Stored data>

Begin

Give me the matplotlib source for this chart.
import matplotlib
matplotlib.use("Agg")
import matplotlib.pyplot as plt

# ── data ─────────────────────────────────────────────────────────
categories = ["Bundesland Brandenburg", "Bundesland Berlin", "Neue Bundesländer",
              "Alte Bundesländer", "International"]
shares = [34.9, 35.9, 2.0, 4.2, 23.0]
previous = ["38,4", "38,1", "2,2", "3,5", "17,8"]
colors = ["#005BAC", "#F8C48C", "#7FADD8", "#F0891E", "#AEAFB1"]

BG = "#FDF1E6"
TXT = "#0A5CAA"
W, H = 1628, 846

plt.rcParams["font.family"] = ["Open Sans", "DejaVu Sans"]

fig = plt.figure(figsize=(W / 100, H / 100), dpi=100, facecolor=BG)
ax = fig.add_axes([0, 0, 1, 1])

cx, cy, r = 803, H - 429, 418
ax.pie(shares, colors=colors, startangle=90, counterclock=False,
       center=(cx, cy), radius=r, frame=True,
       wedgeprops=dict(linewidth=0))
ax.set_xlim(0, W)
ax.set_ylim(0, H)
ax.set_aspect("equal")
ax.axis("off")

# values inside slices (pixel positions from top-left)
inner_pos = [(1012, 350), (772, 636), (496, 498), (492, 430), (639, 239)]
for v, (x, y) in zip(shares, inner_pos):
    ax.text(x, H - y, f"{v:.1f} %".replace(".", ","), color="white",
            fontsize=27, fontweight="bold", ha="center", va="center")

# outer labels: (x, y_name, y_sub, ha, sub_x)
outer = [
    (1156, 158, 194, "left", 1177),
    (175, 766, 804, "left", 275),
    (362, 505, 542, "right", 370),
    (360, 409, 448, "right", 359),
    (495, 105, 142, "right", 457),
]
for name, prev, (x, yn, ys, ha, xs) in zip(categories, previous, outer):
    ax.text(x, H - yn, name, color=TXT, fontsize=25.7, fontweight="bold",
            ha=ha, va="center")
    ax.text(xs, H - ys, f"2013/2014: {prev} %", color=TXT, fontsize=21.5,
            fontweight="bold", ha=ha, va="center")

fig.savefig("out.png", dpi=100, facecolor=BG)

End
Begin

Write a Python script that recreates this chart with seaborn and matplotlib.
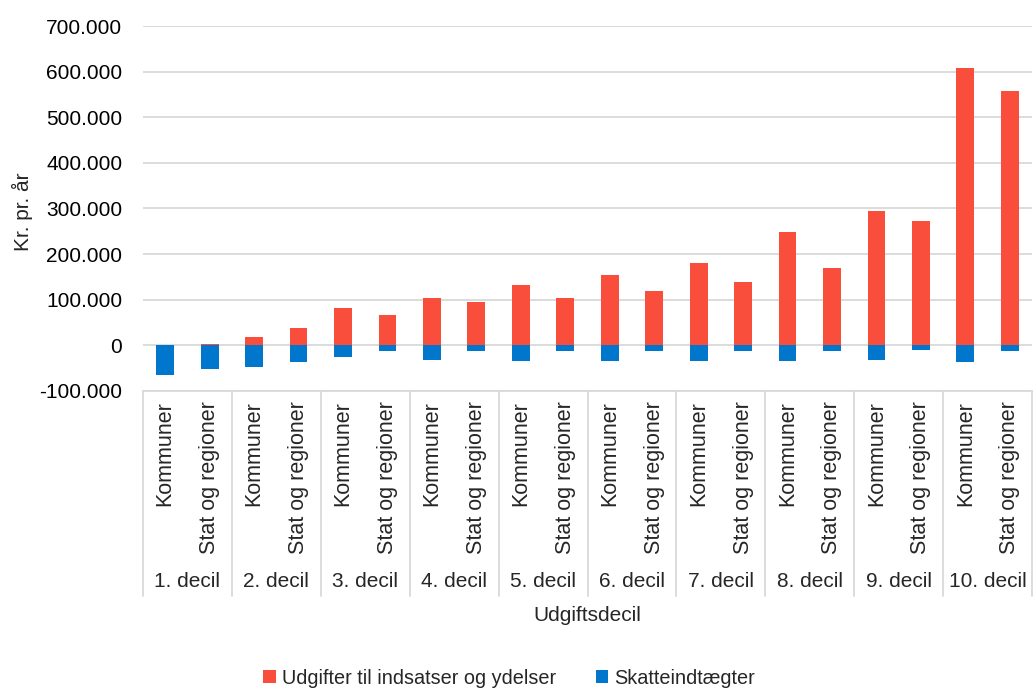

End

Short task> In the records above, tally the lines where the word "this" appears, and give the number and nothing else.

Answer> 2